All police officers and some city employees who work with the court will be trained on court restrictions and special accommodations, and will post courtroom decorum rules at the front door and throughout the building, police said. Rollins will also undergo the training, said Gary Sparks, deputy police chief of administration.

 

Akil Secret, an attorney representing Valentine, said a lawsuit is likely.

 

 

 Updates To Previous Posts (second item, Is The Iraqi Criminal Justice System More Efficient Than Ours?): The Stiletto first posed this question when it became clear that the  Atlanta “courthouse shooter” trial - which ultimately took three years to come to an unsatisfying conclusion and nearly bankrupted the states’ public defenders’ fund – had gone off the rails.
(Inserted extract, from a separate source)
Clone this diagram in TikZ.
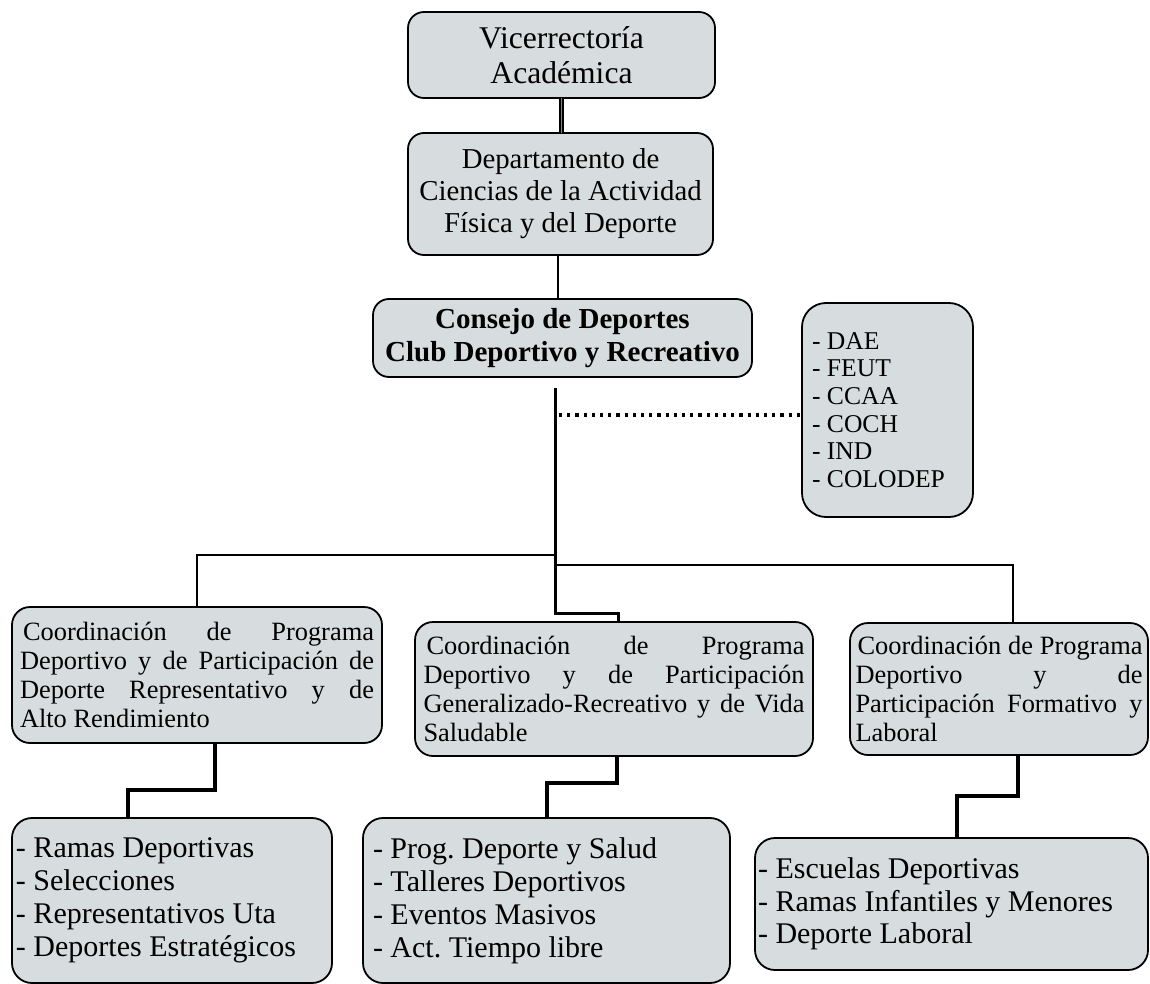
\documentclass[tikz,border=0pt]{standalone}
\usepackage{fontspec}
\setmainfont{Liberation Serif}
\usetikzlibrary{calc}
\definecolor{boxfill}{RGB}{215,221,222}
\newcommand\jline[2]{{\spaceskip=0pt\xspaceskip=0pt\makebox[#1][s]{#2}}}
\frenchspacing
\begin{document}
\begin{tikzpicture}[x=0.5pt,y=-0.5pt,
  box/.style={draw=black,line width=0.9pt,fill=boxfill,rounded corners=8pt,inner sep=0pt,outer sep=0pt},
  conn/.style={line width=1.2pt},
  trunk/.style={line width=1.5pt},
  thickconn/.style={line width=2pt},
  dots/.style={line width=1.6pt,dash pattern=on 1.6pt off 2.5pt},
  dbl/.style={line width=0.7pt,double=gray,double distance=0.9pt},
  cfont/.style={font=\fontsize{13.2}{14.4}\selectfont},
  bfont/.style={font=\fontsize{15}{16.5}\selectfont}]
\useasboundingbox (0,0) rectangle (1150,984);

\node[box,minimum width=153.5pt,minimum height=43pt,align=center,
  font=\fontsize{15.8}{17.5}\selectfont] (vice) at (561.5,55) {Vicerrectoría\\Académica};
\node[box,minimum width=152.5pt,minimum height=61pt,align=center,
  font=\fontsize{14.4}{16}\selectfont] (dept) at (560.5,194)
  {Departamento de\\Ciencias de la Actividad\\Física y del Deporte};
\node[box,minimum width=189.5pt,minimum height=39pt,align=center,
  font=\bfseries\fontsize{14.5}{16.5}\selectfont] (cons) at (562.5,338)
  {Consejo de Deportes\\Club Deportivo y Recreativo};
\node[box,rounded corners=12pt,text width=75.5pt,inner xsep=5pt,minimum height=107pt,align=flush left,
  font=\fontsize{12.8}{13.85}\selectfont] (dae) at (887.5,410)
  {- DAE\\- FEUT\\- CCAA\\- COCH\\- IND\\- COLODEP};

\node[box,rounded corners=9pt,text width=177pt,inner xsep=4pt,minimum height=68pt,align=flush left,cfont] (c1) at (197,675)
  {\jline{177pt}{\hspace{1.5pt}Coordinación de Programa}\\
   \jline{177pt}{Deportivo y de Participación de}\\
   \jline{177pt}{Deporte Representativo y de}\\
   Alto Rendimiento};
\node[box,rounded corners=9pt,text width=190.5pt,inner xsep=4.25pt,minimum height=67pt,align=flush left,cfont] (c2) at (614,689)
  {\jline{190.5pt}{\hspace{1.5pt}Coordinación de Programa}\\
   \jline{190.5pt}{Deportivo y de Participación}\\
   \jline{190.5pt}{Generalizado-Recreativo y de Vida}\\
   Saludable};
\node[box,rounded corners=9pt,text width=143.5pt,inner xsep=2.75pt,minimum height=66pt,align=flush left,cfont] (c3) at (999,689)
  {\jline{143.5pt}{\hspace{1pt}Coordinación de Programa}\\
   \jline{143.5pt}{Deportivo y de}\\
   \jline{143.5pt}{Participación Formativo y}\\
   Laboral};

\node[box,rounded corners=10pt,text width=156pt,inner xsep=2pt,minimum height=82.5pt,align=flush left,bfont] (b1) at (172,900.5)
  {- Ramas Deportivas\\- Selecciones\\- Representativos Uta\\- Deportes Estratégicos};
\node[box,rounded corners=10pt,text width=173.5pt,inner xsep=5pt,minimum height=82.5pt,align=flush left,bfont] (b2) at (546.5,900.5)
  {- Prog. Deporte y Salud\\- Talleres Deportivos\\- Eventos Masivos\\- Act. Tiempo libre};
\node[box,rounded corners=10pt,text width=193.5pt,inner xsep=1.5pt,minimum height=66pt,align=flush left,
  font=\fontsize{15}{16.25}\selectfont] (b3) at (951.5,904)
  {- Escuelas Deportivas\\- Ramas Infantiles y Menores\\- Deporte Laboral};

% connectors
\draw[dbl] (vice.south) -- (vice.south |- dept.north);
\draw[conn] ($(dept.south)+(-2.5,0)$) -- ($(dept.south |- cons.north)+(-2.5,0)$);
\coordinate (t0) at ($(cons.south)+(-7.5,11)$);
\draw[trunk] (t0) -- ++(0,225) -| ($(c2.north)+(4,0)$);
\draw[conn] ($(t0)+(0,167)$) -| (c1.north);
\draw[conn] ($(t0)+(0,177)$) -| ($(c3.north)+(14,0)$);
\coordinate (d0) at ($(t0)+(4,27)$);
\draw[dots] (d0) -- (d0 -| dae.west);

\draw[thickconn] ($(c1.south)+(18,0)$) -- ++(0,47) -| ($(b1.north)+(-44,0)$);
\draw[thickconn] ($(c2.south)+(3,0)$) -- ++(0,27) -| ($(b2.north)+(0.5,0)$);
\draw[thickconn] ($(c3.south)+(19,0)$) -- ++(0,41) -| ($(b3.north)+(5.5,0)$);
\end{tikzpicture}
\end{document}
Well now it seems The Stiletto has an answer, courtesy of a Human Rights Watch analysis. The New York Times reports:

 

The report portrays a system under which defendants are often abused in custody and held for months or even years before being referred to a judge. When cases are heard, the defendants are often left without adequate defense counsel to answer charges, which are frequently based on secret informants, coerced confessions and flimsy evidence, the report found. Juveniles are often held with adults, it found, despite an Iraqi law requiring they be held separately. …

 

Human Rights Watch investigators were allowed to attend a series of investigative hearings and trial sessions at two branches of the court in Baghdad in May; they were also allowed to examine court documents and to interview detainees, judges and lawyers.

 

At the hearings attended by Human Rights Watch, judges often dismissed cases for failing to meet basic standards of proof … often after a defendant has been in detention for months.

 

Keeping in mind that Brian Nichols had confessed, one must conclude that flawed as the Iraqi criminal justice system is – and it’s not the fault of the judges (unlike with the Nichols case), but the inept police and their inadequate investigative techniques - its courts adjudicate criminal cases much faster than U.S. courts. Justice delayed is justice denied - to crime victims and their families - as well as to those innocent of any crime.